Krishna Sankar December 24, 2011 at 6:07 am

@archit: good luck !

Will Dwinnell December 11, 2011 at 7:17 pm

You use:

theta_vec = inv(x’*x)*x’*y;

While that is theoretically correct, why not just use:

theta_vec = x \ y;

Krishna Sankar December 12, 2011 at 5:04 am

@Will: Yes, I could have used that. Just that I preferred to use the expanded version.

And for reference, from Mathworks on mldivide \
http://www.mathworks.in/help/techdoc/ref/mldivide.html
“If the equation Ax = b does not have a solution (and A is not a square matrix), x = A\b returns a least squares solution — in other words, a solution that minimizes the length of the vector Ax – b, which is equal to norm(A*x – b).”

Andrei Krishkevich December 6, 2011 at 10:56 pm

Very nice post. Please correct me if I’m wrong, but it looks like you’re simply deriving the linear least square fit formula. It’s probably worth mentioning in the article.

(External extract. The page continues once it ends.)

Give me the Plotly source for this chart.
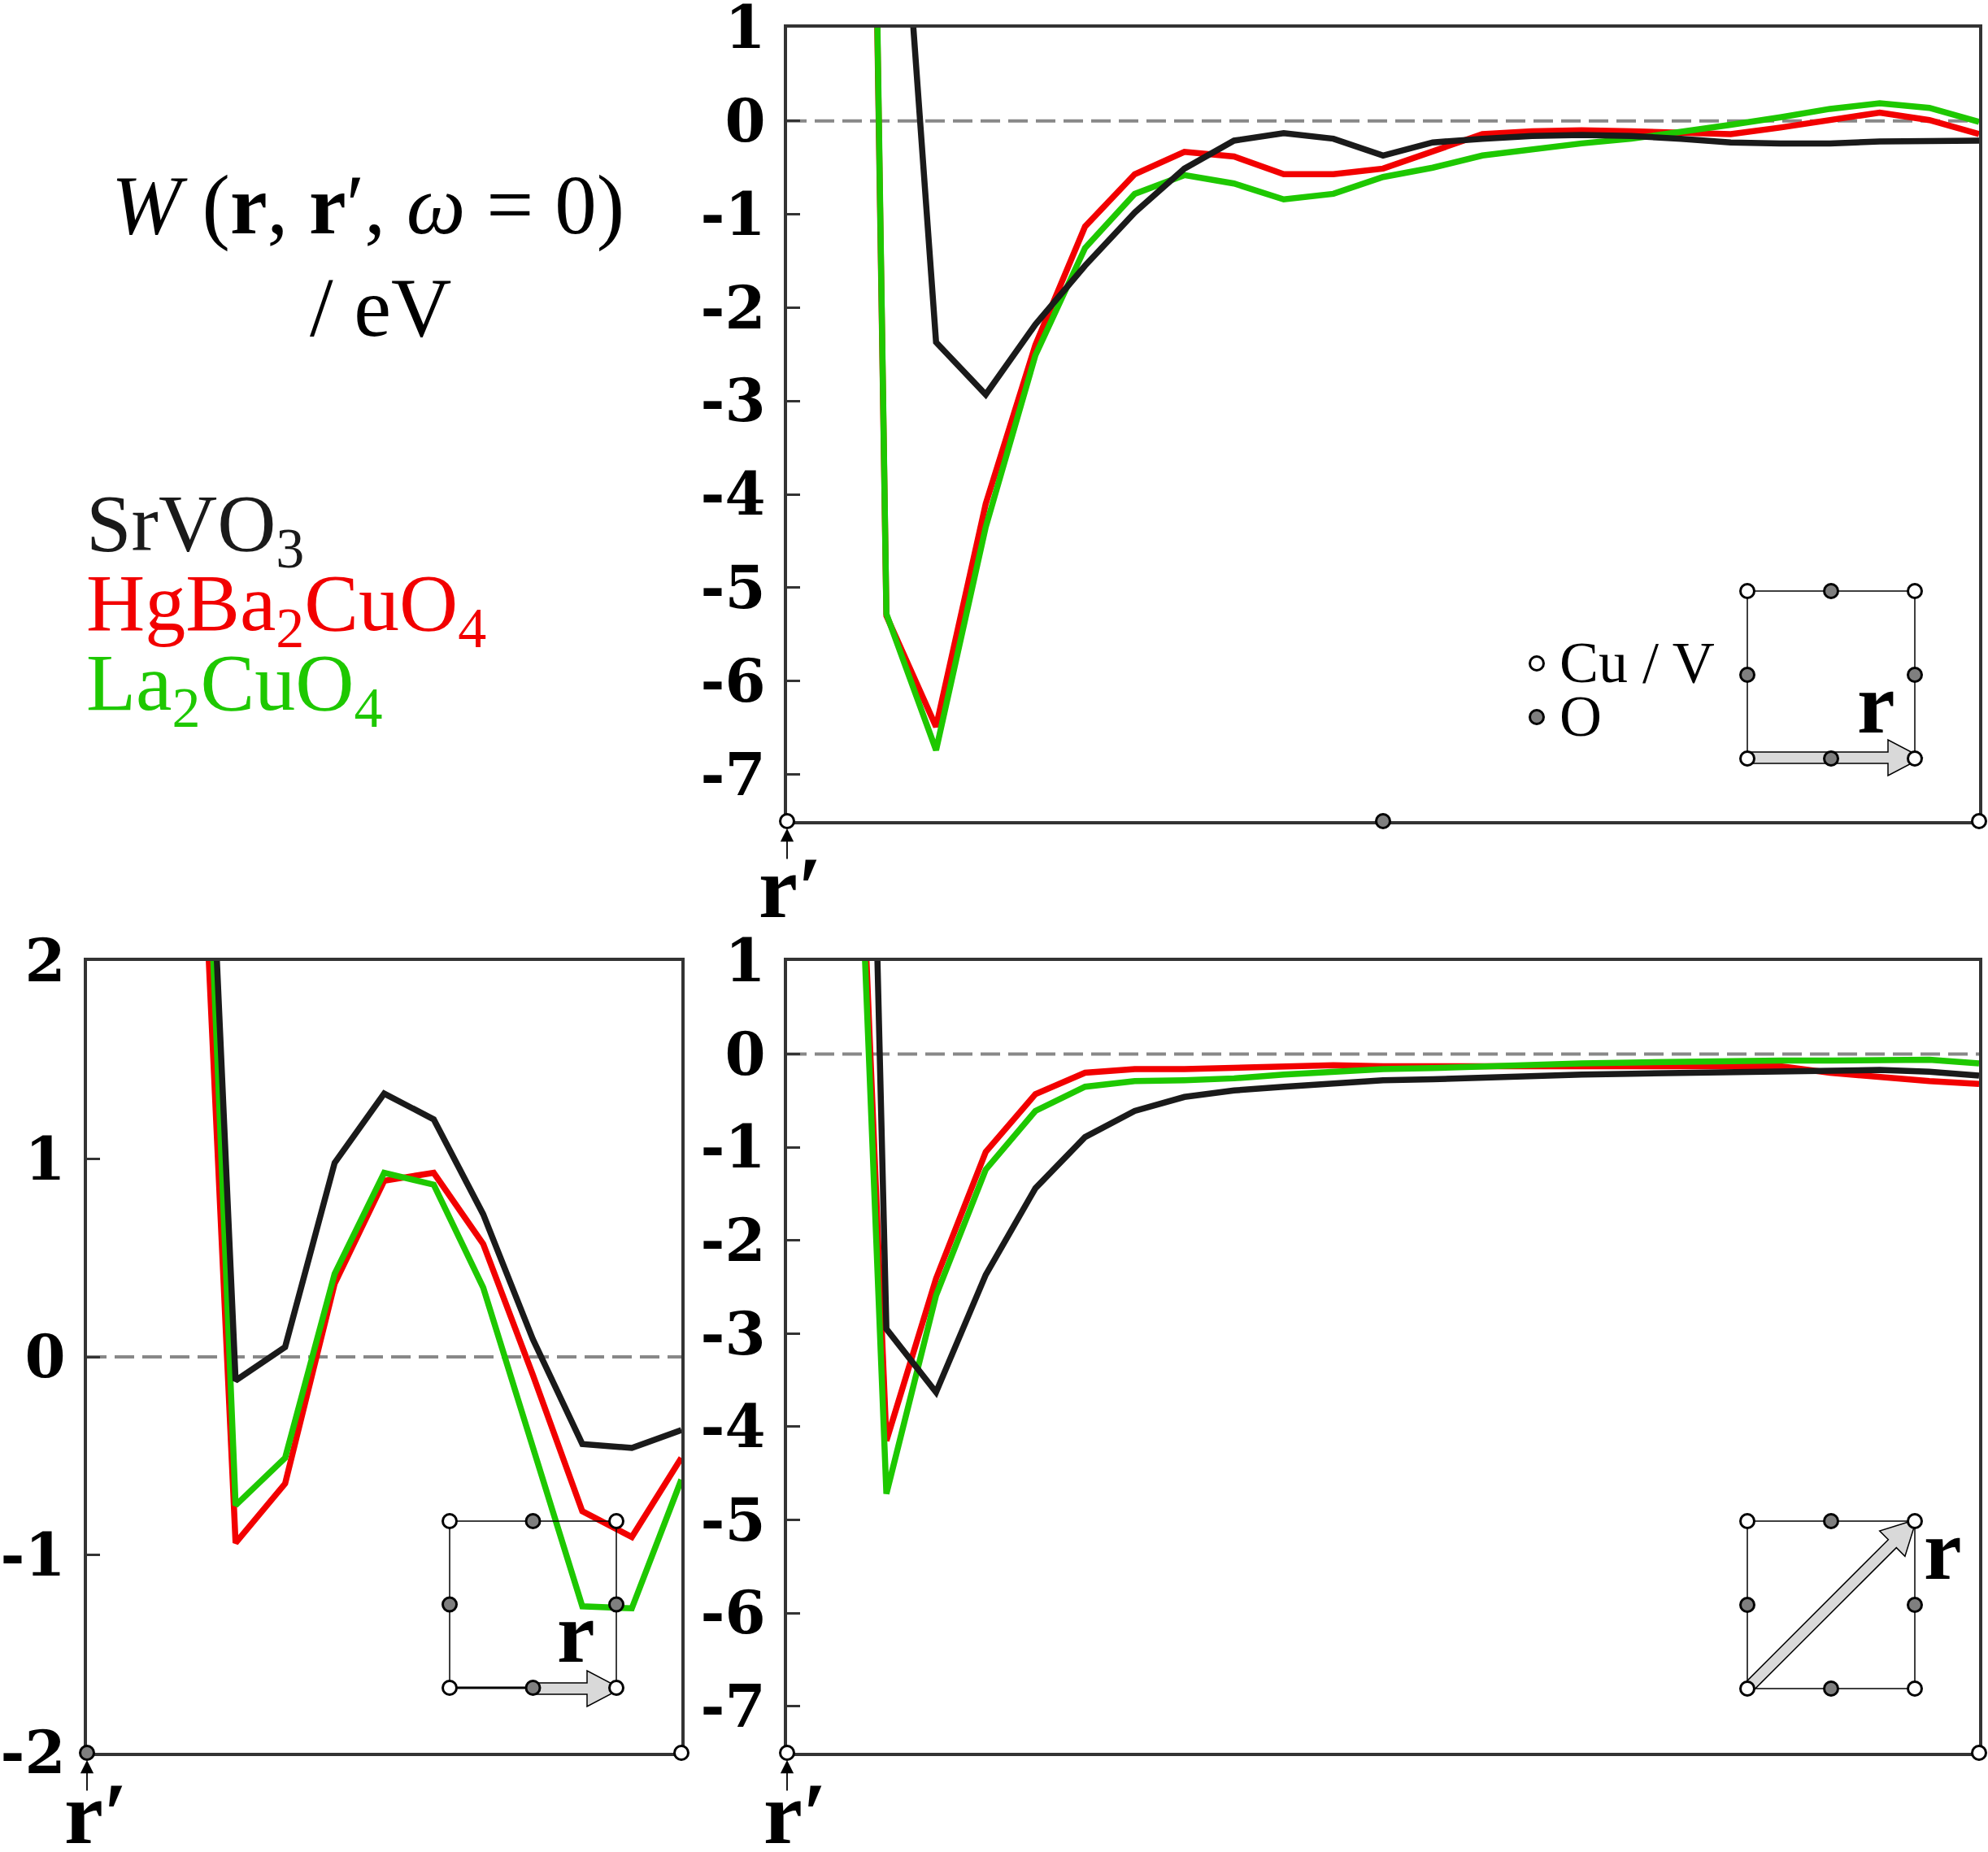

Krishna Sankar December 7, 2011 at 4:41 am

@Andrei: Yup, it turns out to be the closed form for least squares fit. Recall, we are trying to minimize the square of the errors, which is indeed least squares. I will add a note on that…

linkin8834 December 4, 2011 at 6:48 pm

Hello, is it the same as the MATLAB function polyfit?